* **TASK DESCRIPTION**
The line containing "(0,0) rectangle (685pt,544pt);" marks the end: extract everything from the first line of the data through that line, exactly, with no pictures.

* **DATA SEGMENT**
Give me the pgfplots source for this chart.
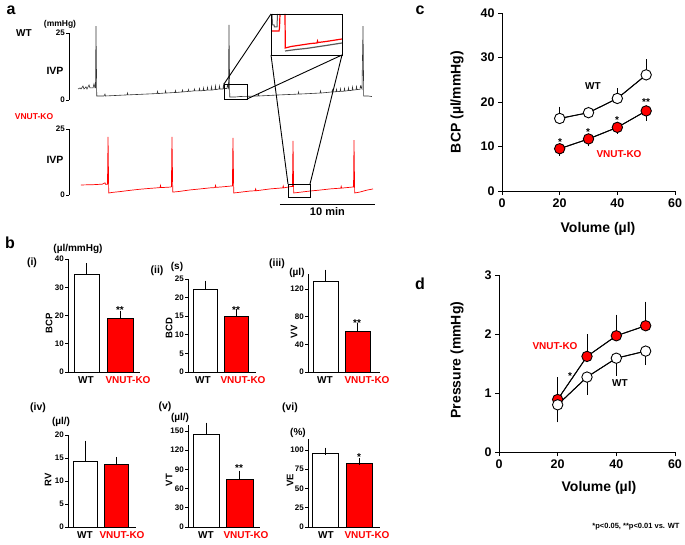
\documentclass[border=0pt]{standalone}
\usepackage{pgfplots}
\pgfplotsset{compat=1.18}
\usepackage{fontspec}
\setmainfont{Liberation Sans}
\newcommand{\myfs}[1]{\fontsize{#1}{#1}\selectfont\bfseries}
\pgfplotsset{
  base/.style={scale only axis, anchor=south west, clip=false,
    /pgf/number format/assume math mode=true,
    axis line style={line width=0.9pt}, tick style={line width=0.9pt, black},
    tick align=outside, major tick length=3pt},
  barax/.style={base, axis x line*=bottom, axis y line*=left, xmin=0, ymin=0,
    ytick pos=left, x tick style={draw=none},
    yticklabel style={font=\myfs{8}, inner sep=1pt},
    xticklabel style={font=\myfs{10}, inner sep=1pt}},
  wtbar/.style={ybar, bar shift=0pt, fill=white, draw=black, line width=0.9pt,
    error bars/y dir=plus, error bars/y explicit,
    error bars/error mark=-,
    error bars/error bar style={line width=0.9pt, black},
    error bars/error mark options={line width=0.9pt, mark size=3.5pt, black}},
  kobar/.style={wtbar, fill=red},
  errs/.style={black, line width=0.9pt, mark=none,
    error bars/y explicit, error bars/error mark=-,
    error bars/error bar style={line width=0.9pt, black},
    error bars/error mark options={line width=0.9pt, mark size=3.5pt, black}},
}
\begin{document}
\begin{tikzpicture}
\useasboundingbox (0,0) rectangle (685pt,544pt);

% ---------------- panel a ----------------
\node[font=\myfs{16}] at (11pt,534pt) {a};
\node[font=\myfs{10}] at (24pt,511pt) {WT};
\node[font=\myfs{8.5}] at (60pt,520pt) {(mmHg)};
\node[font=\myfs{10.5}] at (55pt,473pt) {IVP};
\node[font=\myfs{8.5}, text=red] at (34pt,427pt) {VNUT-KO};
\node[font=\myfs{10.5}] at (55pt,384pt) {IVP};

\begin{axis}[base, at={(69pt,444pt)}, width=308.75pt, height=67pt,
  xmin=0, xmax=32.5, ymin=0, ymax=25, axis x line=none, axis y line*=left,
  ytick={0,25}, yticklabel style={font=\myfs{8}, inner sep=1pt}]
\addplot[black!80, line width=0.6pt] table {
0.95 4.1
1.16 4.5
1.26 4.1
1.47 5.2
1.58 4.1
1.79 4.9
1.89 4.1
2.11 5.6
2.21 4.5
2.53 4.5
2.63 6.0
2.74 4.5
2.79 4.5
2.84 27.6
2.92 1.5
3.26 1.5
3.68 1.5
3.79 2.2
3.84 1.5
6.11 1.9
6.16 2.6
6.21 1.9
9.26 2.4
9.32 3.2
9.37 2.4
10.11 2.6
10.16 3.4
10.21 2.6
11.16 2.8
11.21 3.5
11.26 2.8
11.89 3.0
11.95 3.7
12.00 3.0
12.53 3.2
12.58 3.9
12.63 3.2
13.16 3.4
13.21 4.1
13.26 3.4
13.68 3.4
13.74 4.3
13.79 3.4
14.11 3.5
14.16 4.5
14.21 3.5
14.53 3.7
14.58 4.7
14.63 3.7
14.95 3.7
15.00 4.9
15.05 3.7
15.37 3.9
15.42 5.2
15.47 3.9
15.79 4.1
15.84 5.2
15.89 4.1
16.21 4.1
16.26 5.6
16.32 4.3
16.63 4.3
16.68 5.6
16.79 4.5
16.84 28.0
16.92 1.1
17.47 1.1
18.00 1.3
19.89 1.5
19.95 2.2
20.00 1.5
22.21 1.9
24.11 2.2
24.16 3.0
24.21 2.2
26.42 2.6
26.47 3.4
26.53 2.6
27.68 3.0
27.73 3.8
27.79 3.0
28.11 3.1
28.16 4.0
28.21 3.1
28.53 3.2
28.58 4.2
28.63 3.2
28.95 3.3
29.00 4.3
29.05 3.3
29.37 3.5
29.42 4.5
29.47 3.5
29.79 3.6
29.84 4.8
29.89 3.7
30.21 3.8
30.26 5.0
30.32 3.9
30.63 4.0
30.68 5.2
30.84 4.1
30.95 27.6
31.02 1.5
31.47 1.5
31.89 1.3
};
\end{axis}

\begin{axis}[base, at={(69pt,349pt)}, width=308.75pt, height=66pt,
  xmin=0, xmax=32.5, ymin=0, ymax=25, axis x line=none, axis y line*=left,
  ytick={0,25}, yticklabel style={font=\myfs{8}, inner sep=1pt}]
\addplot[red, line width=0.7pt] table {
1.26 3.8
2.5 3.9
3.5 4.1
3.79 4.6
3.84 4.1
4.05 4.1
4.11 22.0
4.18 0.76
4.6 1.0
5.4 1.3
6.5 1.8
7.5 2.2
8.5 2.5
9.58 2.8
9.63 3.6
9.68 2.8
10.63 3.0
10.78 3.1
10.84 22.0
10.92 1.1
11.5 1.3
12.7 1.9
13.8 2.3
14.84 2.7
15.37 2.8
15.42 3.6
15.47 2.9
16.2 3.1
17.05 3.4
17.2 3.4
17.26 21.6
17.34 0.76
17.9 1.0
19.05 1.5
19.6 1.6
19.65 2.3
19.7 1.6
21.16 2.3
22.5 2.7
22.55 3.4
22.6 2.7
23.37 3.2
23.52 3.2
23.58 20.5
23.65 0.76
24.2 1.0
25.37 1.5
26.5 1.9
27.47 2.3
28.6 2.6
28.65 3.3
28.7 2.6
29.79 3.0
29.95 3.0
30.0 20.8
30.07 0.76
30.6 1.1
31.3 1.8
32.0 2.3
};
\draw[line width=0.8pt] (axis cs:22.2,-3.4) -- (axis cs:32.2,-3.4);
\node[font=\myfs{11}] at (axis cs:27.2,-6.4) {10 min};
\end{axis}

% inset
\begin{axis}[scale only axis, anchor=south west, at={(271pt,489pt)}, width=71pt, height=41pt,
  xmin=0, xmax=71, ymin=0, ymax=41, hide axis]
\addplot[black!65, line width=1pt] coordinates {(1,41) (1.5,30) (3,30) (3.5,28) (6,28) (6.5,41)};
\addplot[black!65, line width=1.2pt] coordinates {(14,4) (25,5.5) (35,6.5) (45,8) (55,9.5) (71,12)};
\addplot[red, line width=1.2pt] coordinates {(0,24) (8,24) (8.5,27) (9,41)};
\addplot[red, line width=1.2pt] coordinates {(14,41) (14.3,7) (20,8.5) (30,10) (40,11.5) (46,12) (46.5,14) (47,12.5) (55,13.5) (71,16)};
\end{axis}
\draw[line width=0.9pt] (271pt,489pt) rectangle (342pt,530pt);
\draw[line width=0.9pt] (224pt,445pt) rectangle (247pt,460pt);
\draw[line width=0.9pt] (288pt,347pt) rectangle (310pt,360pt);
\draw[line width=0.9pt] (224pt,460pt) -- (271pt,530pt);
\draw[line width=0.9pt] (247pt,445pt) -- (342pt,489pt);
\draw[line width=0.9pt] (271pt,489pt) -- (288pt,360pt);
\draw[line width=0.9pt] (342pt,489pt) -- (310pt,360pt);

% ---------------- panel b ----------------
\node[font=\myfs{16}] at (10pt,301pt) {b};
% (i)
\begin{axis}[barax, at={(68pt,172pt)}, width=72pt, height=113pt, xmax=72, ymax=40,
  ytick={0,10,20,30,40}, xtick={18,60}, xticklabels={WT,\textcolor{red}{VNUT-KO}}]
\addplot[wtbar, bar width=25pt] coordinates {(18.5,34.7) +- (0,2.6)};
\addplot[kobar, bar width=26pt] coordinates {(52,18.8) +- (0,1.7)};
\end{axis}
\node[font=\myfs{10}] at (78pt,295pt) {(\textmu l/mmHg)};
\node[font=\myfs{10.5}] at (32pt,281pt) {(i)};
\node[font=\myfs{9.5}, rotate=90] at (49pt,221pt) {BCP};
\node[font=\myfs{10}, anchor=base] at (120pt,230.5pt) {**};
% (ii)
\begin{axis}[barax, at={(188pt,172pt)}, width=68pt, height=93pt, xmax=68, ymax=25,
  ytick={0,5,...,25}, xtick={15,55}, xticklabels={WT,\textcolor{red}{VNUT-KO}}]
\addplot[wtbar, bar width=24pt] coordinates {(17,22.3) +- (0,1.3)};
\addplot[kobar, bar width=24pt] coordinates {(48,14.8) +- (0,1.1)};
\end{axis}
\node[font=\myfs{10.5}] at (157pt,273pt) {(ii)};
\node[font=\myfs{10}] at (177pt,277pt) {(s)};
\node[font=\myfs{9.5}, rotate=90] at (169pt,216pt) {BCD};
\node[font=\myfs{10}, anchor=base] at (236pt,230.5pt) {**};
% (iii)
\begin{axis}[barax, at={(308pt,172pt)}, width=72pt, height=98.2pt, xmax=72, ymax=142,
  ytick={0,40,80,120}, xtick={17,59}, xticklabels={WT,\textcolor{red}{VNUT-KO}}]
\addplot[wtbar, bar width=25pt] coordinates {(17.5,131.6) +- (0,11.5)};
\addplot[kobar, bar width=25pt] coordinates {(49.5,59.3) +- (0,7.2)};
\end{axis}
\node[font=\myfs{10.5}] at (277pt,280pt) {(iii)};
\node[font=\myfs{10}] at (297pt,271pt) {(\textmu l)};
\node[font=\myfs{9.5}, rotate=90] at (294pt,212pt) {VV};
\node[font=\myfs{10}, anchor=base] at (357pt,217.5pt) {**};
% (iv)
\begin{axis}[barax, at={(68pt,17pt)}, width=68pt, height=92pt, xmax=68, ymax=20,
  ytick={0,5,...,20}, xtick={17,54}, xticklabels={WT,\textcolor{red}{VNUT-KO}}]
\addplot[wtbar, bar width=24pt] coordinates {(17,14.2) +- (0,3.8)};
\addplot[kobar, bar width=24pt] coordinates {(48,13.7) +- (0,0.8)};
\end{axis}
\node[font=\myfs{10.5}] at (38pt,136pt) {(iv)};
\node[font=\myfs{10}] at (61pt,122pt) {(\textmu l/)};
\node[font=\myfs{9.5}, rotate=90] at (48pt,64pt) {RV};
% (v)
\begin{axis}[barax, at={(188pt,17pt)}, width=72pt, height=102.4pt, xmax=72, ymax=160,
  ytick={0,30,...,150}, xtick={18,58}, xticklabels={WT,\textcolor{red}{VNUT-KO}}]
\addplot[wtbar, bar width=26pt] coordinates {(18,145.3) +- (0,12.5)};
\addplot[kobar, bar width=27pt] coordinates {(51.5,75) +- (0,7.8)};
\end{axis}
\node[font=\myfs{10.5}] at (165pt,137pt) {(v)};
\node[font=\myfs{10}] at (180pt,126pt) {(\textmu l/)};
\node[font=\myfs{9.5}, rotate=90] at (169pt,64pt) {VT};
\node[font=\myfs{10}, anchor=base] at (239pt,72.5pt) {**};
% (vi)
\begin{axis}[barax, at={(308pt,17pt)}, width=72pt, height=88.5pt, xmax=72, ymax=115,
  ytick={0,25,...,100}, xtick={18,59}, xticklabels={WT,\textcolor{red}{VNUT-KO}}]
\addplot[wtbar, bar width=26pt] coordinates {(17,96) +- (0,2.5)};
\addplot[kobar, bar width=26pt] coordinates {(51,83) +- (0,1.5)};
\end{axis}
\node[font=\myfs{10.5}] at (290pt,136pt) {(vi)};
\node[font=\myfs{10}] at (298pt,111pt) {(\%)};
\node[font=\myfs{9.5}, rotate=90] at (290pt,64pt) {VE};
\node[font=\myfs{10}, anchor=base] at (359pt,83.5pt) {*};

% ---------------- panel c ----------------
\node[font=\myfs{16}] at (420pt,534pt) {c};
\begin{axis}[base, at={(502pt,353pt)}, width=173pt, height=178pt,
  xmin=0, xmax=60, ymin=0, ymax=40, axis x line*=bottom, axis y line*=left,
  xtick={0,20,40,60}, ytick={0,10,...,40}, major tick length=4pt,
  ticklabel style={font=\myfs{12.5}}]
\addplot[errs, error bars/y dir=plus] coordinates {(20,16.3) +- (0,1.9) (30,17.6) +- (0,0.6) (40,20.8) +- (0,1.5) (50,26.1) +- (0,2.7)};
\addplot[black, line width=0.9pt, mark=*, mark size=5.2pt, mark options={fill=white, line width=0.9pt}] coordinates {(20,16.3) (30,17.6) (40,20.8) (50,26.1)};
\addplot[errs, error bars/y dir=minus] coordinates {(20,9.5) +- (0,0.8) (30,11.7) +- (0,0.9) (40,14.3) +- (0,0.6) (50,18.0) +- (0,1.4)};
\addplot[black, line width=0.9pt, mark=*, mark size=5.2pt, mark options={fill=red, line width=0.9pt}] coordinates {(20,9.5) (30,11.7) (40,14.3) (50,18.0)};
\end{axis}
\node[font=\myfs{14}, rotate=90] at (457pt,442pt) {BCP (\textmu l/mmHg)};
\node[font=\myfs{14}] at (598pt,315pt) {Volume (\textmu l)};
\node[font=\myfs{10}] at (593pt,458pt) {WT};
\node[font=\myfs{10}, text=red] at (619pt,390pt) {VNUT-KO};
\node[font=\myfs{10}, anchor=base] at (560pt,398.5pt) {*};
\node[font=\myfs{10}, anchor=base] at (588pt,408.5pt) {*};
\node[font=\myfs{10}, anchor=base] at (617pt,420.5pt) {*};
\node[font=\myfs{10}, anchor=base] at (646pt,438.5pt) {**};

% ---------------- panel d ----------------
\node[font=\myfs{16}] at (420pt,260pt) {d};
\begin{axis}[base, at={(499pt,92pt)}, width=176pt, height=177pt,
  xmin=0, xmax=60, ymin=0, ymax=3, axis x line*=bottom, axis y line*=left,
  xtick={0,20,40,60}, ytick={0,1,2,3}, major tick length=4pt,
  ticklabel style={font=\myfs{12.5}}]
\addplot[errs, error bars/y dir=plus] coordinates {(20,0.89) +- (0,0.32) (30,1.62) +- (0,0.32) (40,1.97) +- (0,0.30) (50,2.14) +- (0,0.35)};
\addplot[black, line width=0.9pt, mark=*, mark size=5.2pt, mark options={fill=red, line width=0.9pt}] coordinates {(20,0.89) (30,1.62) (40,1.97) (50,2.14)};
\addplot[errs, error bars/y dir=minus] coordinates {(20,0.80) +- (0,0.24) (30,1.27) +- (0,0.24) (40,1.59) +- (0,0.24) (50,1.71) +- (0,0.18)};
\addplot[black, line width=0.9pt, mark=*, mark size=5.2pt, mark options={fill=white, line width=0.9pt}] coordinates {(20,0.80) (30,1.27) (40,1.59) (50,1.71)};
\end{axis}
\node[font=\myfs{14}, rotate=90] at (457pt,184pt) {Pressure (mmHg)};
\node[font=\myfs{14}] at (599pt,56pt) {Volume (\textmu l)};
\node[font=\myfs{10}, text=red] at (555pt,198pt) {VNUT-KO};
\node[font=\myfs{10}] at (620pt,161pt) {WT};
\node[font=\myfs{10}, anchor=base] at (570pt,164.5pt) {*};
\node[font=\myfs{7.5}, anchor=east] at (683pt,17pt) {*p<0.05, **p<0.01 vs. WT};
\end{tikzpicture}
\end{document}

* **OUTPUT FOR THIS TASK**
Give me the pgfplots source for this chart.
\documentclass[border=0pt]{standalone}
\usepackage{pgfplots}
\pgfplotsset{compat=1.18}
\usepackage{fontspec}
\setmainfont{Liberation Sans}
\newcommand{\myfs}[1]{\fontsize{#1}{#1}\selectfont\bfseries}
\pgfplotsset{
  base/.style={scale only axis, anchor=south west, clip=false,
    /pgf/number format/assume math mode=true,
    axis line style={line width=0.9pt}, tick style={line width=0.9pt, black},
    tick align=outside, major tick length=3pt},
  barax/.style={base, axis x line*=bottom, axis y line*=left, xmin=0, ymin=0,
    ytick pos=left, x tick style={draw=none},
    yticklabel style={font=\myfs{8}, inner sep=1pt},
    xticklabel style={font=\myfs{10}, inner sep=1pt}},
  wtbar/.style={ybar, bar shift=0pt, fill=white, draw=black, line width=0.9pt,
    error bars/y dir=plus, error bars/y explicit,
    error bars/error mark=-,
    error bars/error bar style={line width=0.9pt, black},
    error bars/error mark options={line width=0.9pt, mark size=3.5pt, black}},
  kobar/.style={wtbar, fill=red},
  errs/.style={black, line width=0.9pt, mark=none,
    error bars/y explicit, error bars/error mark=-,
    error bars/error bar style={line width=0.9pt, black},
    error bars/error mark options={line width=0.9pt, mark size=3.5pt, black}},
}
\begin{document}
\begin{tikzpicture}
\useasboundingbox (0,0) rectangle (685pt,544pt);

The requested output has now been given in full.